For users who do not run validators themselves, delegating stake to an operator is both a security factor and an economic signal, rewarding validators for stable and efficient operation.
This design brings about a consequence that can be easily overlooked if one only looks at the token price charts. A blockchain is not a machine located in one place. On Solana, the 'network' comprises thousands of independent operators running compatible software, upgrading at different times, on different infrastructures, with varying levels of automation and risk appetites.
When everything goes smoothly, this independence helps limit centralized control points. But when upgrades become urgent, that very independence makes coordination more challenging.
The client landscape of Solana further emphasizes the importance of coordination. The most popular client branch currently is the one maintained through Anza's Agave fork. Meanwhile, the network is aiming to diversify clients through Jump Crypto's Firedancer effort, with Frankendancer as an intermediate milestone.

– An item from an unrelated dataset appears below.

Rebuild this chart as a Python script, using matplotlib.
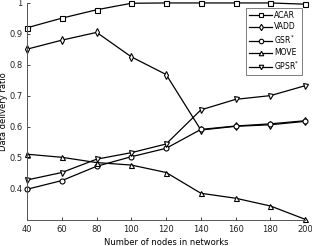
import matplotlib
matplotlib.use("Agg")
import matplotlib.pyplot as plt

nodes = [40, 60, 80, 100, 120, 140, 160, 180, 200]
acar = [0.920, 0.951, 0.978, 0.999, 1.0, 1.0, 1.0, 1.0, 0.996]
vadd = [0.851, 0.880, 0.905, 0.826, 0.769, 0.590, 0.602, 0.607, 0.618]
gsr = [0.399, 0.427, 0.473, 0.504, 0.531, 0.592, 0.603, 0.610, 0.620]
move = [0.512, 0.502, 0.485, 0.477, 0.453, 0.386, 0.370, 0.345, 0.302]
gpsr = [0.429, 0.453, 0.496, 0.517, 0.545, 0.655, 0.689, 0.701, 0.733]

fig = plt.figure(figsize=(3.12, 2.46), dpi=100)
ax = fig.add_axes([0.087, 0.106, 0.891, 0.882])

series = [(acar, 's', 'ACAR'), (vadd, 'd', 'VADD'), (gsr, 'o', 'GSR$^{*}$'),
          (move, '^', 'MOVE'), (gpsr, 'v', 'GPSR$^{*}$')]
for vals, m, lab in series:
    ax.plot(nodes, vals, color='black', lw=0.9, marker=m, ms=3.6,
            mfc='white', mec='black', mew=0.8, label=lab, clip_on=False)

ax.set_xlim(40, 200)
ax.set_ylim(0.3, 1.0)
ax.set_xticks([40, 60, 80, 100, 120, 140, 160, 180, 200])
ax.set_yticks([0.4, 0.5, 0.6, 0.7, 0.8, 0.9, 1.0])
ax.set_yticklabels(['0.4', '0.5', '0.6', '0.7', '0.8', '0.9', '1'])
ax.tick_params(labelsize=6, direction='in', length=2, width=0.6, colors='#222222')
ax.spines['top'].set_visible(False)
ax.spines['right'].set_visible(False)
for s in ('left', 'bottom'):
    ax.spines[s].set_linewidth(0.7)
    ax.spines[s].set_color('#555555')
ax.set_xlabel('Number of nodes in networks', fontsize=6, labelpad=3)
ax.set_ylabel('Data delivery ratio', fontsize=6, labelpad=1)

leg = ax.legend(loc='upper right', fontsize=5.5, frameon=True, fancybox=False,
                edgecolor='#444444', handlelength=3, borderaxespad=0.3,
                labelspacing=0.3, handletextpad=0.3, borderpad=0.35,
                bbox_to_anchor=(0.998, 0.985), markerscale=0.9)
leg.get_frame().set_linewidth(0.6)

fig.savefig('out.png', dpi=100)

Client diversity can reduce the risk that a single error takes a significant portion of the stake offline at once, but does not eliminate the need for synchronized security upgrades when time-sensitive patches appear.

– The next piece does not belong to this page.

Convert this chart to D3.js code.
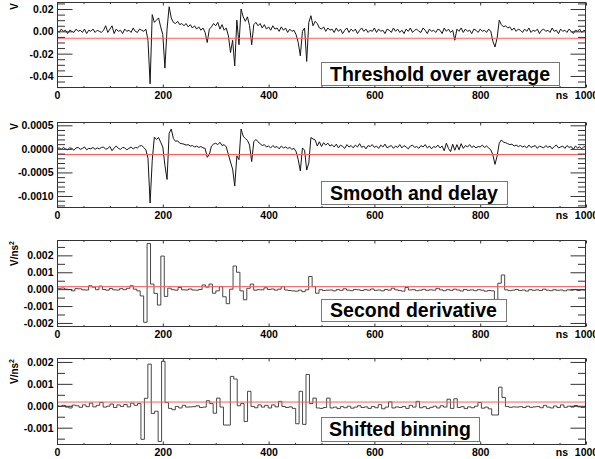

This is the context in which v3.0.14 emerged. The urgency aims to close off paths that could lead to disruption before they are exploited.
What changes in 10 days: the reasons are made public, and the economic incentives come to light.

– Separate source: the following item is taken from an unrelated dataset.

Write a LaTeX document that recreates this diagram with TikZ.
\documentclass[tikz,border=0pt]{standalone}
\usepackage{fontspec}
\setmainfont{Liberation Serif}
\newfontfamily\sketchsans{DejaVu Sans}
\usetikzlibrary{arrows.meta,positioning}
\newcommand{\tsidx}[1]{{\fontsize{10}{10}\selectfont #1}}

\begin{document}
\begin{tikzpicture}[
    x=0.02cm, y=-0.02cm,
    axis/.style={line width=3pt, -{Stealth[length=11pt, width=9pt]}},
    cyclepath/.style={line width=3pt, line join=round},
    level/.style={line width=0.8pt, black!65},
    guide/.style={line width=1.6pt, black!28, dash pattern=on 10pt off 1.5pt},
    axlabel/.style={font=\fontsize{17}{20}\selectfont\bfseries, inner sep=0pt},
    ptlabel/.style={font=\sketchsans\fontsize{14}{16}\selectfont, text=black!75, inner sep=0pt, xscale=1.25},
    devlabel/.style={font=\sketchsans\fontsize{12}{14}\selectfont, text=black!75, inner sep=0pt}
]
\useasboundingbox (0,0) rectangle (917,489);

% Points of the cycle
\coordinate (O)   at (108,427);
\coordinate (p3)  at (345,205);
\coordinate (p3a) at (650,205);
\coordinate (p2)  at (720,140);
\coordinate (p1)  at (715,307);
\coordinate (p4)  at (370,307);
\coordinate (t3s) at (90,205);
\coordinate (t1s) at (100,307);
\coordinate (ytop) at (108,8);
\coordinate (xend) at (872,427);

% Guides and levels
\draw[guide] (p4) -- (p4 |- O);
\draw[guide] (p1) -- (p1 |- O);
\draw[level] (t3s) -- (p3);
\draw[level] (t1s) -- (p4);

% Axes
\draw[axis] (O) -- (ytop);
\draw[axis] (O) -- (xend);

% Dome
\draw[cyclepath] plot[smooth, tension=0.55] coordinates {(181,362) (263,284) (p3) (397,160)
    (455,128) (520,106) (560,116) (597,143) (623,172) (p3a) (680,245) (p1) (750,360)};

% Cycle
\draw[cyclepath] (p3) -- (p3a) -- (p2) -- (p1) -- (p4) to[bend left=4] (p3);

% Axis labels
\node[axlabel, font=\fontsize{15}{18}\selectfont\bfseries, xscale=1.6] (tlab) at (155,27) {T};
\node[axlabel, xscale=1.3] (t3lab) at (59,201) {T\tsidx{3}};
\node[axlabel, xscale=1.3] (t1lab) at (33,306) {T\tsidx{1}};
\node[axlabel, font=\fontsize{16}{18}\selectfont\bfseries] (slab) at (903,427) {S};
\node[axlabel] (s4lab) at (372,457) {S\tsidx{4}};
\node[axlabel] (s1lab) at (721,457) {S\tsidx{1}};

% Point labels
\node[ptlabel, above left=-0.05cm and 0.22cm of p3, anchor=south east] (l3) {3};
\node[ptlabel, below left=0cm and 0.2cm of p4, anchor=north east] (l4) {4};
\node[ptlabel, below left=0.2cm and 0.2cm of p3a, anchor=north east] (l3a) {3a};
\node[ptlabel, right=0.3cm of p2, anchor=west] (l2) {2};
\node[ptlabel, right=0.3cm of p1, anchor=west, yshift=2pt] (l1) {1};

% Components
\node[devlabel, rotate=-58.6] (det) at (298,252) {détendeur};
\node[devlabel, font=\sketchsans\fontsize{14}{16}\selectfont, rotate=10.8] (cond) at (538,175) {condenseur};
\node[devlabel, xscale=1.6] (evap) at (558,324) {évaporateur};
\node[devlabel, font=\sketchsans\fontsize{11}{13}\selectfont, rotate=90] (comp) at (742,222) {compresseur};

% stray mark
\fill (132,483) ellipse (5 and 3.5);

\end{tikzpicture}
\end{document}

Anza's announcement filled in the missing parts of the story. Two serious potential vulnerabilities were revealed in December 2025 through security advisories on GitHub. Anza stated that these issues had been patched in coordination with Firedancer, Jito, and the Solana Foundation.
The first vulnerability relates to Solana's gossip system — the mechanism for validators to share some network messages even when the block production process is interrupted. According to Anza, a bug in handling certain types of messages could cause validators to crash under certain conditions. If exploited in a coordinated manner and with enough stake brought down, the availability of the entire network cluster could be significantly compromised.
The second vulnerability relates to vote processing — the core of the consensus mechanism. According to Anza, a missing verification step could allow an attacker to flood validators with invalid vote messages, disrupting the normal vote processing and potentially stalling consensus if it occurs on a large scale.
The patch ensures that vote messages are verified correctly before being put into the processing pipeline during block production.
These revelations change the perspective on the initial 'slow adoption' narrative. The upgrade is deemed urgent because it closes off two plausible paths that could lead to serious disruption: one through crashing validators, and one through large-scale vote disruption.
The question of operational capability remains important, but becomes more specific: how quickly can a distributed team deploy a patch when error scenarios are clear and systemic?
At the same time, Solana's stake delegation rules make the coordination mechanism clearer. The criteria of the Solana Foundation include requirements for software versions and response standards. The schedule for mandatory version releases lists Agave 3.0.14 and Frankendancer 0.808.30014 as required versions in many epochs.
With operators authorized by the Foundation, upgrading becomes an economic issue: failing to meet requirements may lead to being withdrawn from the authorized stake until standards are met.
This is the operational reality behind the concept of 'always-on finance.' It is built with source code, but maintained with economic incentives, monitoring dashboards, and standards that drive thousands of independent actors to converge within narrow timeframes created by security incidents.
However, even when clearly announced and with economic incentives, rapid adoption is not smooth at all. Anza stated that operators need to build from the source code according to their installation guidelines.
Building from source is not inherently risky, but it increases operational demands, as validators depend on the build pipeline, manage dependencies, and conduct internal testing before deploying changes to the production environment.
These requirements become particularly crucial during emergency upgrades, when the time for testing and scheduling maintenance is compressed, while mistakes could lead to direct loss of rewards and damage reputation in a competitive delegation market.
The v3.0.14 event also did not disrupt Solana's broader release cadence.
On 1/19, the Agave codebase released v3.1.7, labeled as a testnet version and recommended for devnet as well as up to 10% of mainnet beta, indicating a continuously changing pipeline that operators must monitor and plan for. On 1/22, the release roadmap for Agave v3.1 was further updated with planned deployment timelines.
Preparedness thus becomes something measurable by specific metrics.
One metric is the rate of version convergence under pressure, meaning how quickly the amount of stake transitions to the recommended version when there is an emergency warning. Initial reports around v3.0.14 indicate the costs of slow movement.
The second metric is the ability to withstand widespread simultaneous errors. Client diversity through Firedancer and Frankendancer helps reduce the risk of a single software line crashing the network, but only if the alternative clients reach a sufficiently large deployment level.
The third metric is the degree of synchronization of economic incentives, where the delegation criteria and version requirements turn 'security hygiene' into an economic necessity for many operators.
The v3.0.14 event began with an 'emergency' label and concerns about adoption speed, then gradually became a clearer perspective on how Solana fixes bugs, coordinates, and enforces standards across a distributed validator team.